**What you need to do:** Exactly the lines from the one containing "Write the Apache ECharts code for this chart." through the one containing "const dataSets = [improved, shared, unimproved, openDefecation];" must be returned; include both ends and nothing else.

**Excerpted data:**
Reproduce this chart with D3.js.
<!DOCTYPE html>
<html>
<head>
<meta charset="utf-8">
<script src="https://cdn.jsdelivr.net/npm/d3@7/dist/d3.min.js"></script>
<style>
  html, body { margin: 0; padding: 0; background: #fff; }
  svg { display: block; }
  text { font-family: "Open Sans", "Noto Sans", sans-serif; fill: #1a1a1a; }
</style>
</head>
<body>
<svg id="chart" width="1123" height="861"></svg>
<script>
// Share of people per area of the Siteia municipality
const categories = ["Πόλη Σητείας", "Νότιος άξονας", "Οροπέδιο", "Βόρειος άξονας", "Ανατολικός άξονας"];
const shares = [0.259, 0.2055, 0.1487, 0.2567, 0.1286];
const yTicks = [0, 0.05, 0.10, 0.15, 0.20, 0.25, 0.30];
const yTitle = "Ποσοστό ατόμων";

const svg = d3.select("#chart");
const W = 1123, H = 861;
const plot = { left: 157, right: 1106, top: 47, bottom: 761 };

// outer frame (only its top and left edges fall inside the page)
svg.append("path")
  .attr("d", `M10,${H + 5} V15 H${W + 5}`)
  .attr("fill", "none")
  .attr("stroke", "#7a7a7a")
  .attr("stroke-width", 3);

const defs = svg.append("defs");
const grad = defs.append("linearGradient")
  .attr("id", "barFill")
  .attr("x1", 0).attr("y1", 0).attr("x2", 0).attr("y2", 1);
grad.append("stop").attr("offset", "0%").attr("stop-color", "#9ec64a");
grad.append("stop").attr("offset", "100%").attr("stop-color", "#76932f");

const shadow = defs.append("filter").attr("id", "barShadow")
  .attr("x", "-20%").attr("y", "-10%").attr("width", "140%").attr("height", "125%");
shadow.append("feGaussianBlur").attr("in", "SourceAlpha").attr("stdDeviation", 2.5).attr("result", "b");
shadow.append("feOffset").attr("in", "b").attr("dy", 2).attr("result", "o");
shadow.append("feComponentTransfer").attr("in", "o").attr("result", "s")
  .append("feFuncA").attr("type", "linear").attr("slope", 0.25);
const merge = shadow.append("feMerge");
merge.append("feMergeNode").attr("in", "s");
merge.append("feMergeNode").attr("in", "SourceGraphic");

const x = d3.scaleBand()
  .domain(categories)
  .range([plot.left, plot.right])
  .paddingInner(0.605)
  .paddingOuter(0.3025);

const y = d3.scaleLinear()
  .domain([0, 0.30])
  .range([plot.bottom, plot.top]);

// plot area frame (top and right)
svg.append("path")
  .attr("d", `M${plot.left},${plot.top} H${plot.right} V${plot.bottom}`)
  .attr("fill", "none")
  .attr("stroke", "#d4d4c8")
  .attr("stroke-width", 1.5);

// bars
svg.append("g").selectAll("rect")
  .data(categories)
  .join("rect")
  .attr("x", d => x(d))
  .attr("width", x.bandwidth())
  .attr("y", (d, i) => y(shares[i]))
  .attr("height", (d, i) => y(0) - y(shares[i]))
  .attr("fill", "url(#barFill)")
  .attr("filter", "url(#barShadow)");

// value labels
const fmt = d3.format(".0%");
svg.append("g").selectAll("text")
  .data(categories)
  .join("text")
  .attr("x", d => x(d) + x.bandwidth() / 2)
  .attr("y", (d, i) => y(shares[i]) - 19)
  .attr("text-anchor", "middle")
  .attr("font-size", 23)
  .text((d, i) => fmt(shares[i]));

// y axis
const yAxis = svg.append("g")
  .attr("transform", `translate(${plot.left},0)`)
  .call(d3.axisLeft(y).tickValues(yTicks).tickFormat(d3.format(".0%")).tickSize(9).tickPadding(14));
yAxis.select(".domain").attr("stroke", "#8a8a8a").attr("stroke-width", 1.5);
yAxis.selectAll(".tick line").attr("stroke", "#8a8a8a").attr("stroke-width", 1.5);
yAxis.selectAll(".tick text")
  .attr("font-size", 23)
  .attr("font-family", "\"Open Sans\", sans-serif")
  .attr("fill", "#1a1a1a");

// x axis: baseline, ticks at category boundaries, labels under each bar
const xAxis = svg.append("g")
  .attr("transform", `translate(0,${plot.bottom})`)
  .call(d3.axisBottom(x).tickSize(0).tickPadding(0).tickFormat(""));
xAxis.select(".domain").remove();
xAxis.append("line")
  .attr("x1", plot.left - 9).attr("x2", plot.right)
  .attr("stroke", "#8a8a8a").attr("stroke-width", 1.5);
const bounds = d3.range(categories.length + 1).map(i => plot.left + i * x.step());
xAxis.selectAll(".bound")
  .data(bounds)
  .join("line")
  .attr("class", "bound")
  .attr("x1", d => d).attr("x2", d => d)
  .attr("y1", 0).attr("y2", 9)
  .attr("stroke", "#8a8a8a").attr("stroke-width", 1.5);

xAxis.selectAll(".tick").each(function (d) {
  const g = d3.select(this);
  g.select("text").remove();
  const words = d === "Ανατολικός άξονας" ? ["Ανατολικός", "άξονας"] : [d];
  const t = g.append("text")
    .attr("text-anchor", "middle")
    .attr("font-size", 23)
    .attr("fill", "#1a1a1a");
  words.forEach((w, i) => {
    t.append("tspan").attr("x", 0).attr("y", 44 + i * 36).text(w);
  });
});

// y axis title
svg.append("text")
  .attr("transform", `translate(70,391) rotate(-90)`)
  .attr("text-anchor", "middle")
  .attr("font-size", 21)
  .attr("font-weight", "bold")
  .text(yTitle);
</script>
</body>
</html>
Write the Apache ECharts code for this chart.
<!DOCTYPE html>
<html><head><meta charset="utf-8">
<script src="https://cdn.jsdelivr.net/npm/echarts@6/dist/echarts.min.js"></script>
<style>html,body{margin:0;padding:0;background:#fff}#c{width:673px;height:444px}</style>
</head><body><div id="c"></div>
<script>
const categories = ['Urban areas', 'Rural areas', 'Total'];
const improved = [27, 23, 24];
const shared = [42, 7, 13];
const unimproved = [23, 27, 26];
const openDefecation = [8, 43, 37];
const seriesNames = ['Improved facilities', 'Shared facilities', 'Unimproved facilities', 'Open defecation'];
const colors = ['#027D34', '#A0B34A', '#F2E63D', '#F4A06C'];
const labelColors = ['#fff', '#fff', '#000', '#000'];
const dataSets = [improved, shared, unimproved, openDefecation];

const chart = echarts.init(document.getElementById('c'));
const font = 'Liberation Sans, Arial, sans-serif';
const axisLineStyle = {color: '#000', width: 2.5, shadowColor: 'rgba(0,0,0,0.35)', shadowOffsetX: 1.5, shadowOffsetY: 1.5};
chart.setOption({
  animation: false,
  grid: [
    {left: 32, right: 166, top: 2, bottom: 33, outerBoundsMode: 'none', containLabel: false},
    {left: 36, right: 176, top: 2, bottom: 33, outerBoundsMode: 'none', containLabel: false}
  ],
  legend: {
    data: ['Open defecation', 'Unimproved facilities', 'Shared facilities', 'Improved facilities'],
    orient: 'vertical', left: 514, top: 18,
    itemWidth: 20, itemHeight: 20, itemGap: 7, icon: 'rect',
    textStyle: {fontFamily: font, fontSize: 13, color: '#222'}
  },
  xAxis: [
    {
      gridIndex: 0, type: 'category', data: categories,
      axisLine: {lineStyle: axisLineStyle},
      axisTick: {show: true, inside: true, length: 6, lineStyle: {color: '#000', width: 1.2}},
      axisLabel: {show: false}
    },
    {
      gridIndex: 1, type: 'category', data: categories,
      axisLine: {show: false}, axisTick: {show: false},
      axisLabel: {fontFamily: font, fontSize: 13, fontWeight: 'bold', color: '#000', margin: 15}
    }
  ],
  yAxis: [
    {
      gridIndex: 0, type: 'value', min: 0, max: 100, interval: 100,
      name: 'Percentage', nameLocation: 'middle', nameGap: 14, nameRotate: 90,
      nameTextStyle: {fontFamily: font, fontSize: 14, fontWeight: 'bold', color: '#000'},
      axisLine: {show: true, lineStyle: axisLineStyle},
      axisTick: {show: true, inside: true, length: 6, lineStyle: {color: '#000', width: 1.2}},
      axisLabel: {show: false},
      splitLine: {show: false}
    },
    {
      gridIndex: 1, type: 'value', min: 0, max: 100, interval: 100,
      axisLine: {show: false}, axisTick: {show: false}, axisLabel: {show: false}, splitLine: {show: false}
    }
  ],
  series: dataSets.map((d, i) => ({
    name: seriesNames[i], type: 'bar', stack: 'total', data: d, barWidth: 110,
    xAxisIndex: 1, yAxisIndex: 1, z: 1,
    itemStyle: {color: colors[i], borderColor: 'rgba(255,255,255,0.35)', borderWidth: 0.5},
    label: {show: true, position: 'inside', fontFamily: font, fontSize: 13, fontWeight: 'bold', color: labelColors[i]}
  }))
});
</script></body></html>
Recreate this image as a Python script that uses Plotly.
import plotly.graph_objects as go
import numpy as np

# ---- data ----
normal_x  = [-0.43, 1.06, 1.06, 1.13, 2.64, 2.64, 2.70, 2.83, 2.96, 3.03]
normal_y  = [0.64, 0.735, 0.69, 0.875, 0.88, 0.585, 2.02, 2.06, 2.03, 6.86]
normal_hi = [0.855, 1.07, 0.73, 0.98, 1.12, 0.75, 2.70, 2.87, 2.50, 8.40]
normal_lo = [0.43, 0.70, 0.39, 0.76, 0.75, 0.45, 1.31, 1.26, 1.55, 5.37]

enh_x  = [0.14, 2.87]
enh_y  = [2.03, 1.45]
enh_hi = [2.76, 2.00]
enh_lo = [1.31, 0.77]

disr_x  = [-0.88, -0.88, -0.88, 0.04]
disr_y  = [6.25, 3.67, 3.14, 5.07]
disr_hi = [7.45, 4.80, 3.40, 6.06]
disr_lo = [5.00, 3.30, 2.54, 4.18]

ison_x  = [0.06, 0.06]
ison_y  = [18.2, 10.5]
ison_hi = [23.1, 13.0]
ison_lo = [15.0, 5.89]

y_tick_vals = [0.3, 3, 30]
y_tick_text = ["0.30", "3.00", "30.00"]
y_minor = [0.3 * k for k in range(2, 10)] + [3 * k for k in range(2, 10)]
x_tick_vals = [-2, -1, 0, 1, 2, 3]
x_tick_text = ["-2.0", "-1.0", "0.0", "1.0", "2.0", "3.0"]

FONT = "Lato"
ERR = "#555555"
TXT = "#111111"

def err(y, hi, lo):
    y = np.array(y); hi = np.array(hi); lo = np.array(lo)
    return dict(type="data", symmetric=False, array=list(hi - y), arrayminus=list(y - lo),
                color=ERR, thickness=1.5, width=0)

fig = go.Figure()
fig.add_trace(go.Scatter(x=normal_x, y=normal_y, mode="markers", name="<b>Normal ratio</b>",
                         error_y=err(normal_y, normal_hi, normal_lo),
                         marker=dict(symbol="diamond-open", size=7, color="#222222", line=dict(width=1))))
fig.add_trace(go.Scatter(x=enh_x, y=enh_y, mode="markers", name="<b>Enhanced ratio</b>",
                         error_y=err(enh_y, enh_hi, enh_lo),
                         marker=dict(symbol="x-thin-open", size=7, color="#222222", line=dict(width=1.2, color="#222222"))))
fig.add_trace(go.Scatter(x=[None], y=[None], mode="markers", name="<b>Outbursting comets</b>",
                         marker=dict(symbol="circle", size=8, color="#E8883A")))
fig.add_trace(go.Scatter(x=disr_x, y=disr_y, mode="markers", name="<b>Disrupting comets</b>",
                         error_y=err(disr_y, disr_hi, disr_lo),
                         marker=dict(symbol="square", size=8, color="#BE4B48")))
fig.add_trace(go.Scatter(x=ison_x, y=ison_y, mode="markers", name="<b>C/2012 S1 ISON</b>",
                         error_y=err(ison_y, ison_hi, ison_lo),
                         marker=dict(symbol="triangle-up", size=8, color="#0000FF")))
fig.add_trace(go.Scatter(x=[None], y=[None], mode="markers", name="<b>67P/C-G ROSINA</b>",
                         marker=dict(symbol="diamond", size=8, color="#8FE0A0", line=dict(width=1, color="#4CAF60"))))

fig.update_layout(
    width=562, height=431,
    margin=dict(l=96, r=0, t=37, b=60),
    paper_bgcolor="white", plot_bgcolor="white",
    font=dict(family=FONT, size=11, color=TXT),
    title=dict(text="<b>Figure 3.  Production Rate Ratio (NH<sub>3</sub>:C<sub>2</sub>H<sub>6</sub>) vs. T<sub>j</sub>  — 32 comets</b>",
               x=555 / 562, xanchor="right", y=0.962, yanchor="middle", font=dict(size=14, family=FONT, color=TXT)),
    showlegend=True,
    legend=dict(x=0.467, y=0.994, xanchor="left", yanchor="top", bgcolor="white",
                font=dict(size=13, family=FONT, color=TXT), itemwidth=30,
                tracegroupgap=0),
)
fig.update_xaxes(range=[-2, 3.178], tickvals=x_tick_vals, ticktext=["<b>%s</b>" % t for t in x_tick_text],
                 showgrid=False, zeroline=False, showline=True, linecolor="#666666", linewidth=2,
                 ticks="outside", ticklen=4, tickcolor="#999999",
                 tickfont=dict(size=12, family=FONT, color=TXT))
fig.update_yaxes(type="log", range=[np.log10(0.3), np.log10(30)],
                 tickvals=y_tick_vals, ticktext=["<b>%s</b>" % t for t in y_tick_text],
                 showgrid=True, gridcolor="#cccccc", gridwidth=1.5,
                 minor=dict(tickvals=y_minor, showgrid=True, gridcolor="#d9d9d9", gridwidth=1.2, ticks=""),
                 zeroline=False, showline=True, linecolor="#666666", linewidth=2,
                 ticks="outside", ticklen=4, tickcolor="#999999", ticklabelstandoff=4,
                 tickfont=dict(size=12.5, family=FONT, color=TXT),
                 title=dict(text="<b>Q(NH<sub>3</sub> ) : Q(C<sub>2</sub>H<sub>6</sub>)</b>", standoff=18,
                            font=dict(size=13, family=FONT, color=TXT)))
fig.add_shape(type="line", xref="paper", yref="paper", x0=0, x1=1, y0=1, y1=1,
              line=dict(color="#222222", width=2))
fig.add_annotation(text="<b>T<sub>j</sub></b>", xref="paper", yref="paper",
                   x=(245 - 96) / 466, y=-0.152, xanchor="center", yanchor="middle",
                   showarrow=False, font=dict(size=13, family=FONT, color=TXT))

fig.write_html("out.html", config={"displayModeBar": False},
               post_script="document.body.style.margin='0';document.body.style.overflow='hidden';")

**Finished task:**
Write the Apache ECharts code for this chart.
<!DOCTYPE html>
<html><head><meta charset="utf-8">
<script src="https://cdn.jsdelivr.net/npm/echarts@6/dist/echarts.min.js"></script>
<style>html,body{margin:0;padding:0;background:#fff}#c{width:673px;height:444px}</style>
</head><body><div id="c"></div>
<script>
const categories = ['Urban areas', 'Rural areas', 'Total'];
const improved = [27, 23, 24];
const shared = [42, 7, 13];
const unimproved = [23, 27, 26];
const openDefecation = [8, 43, 37];
const seriesNames = ['Improved facilities', 'Shared facilities', 'Unimproved facilities', 'Open defecation'];
const colors = ['#027D34', '#A0B34A', '#F2E63D', '#F4A06C'];
const labelColors = ['#fff', '#fff', '#000', '#000'];
const dataSets = [improved, shared, unimproved, openDefecation];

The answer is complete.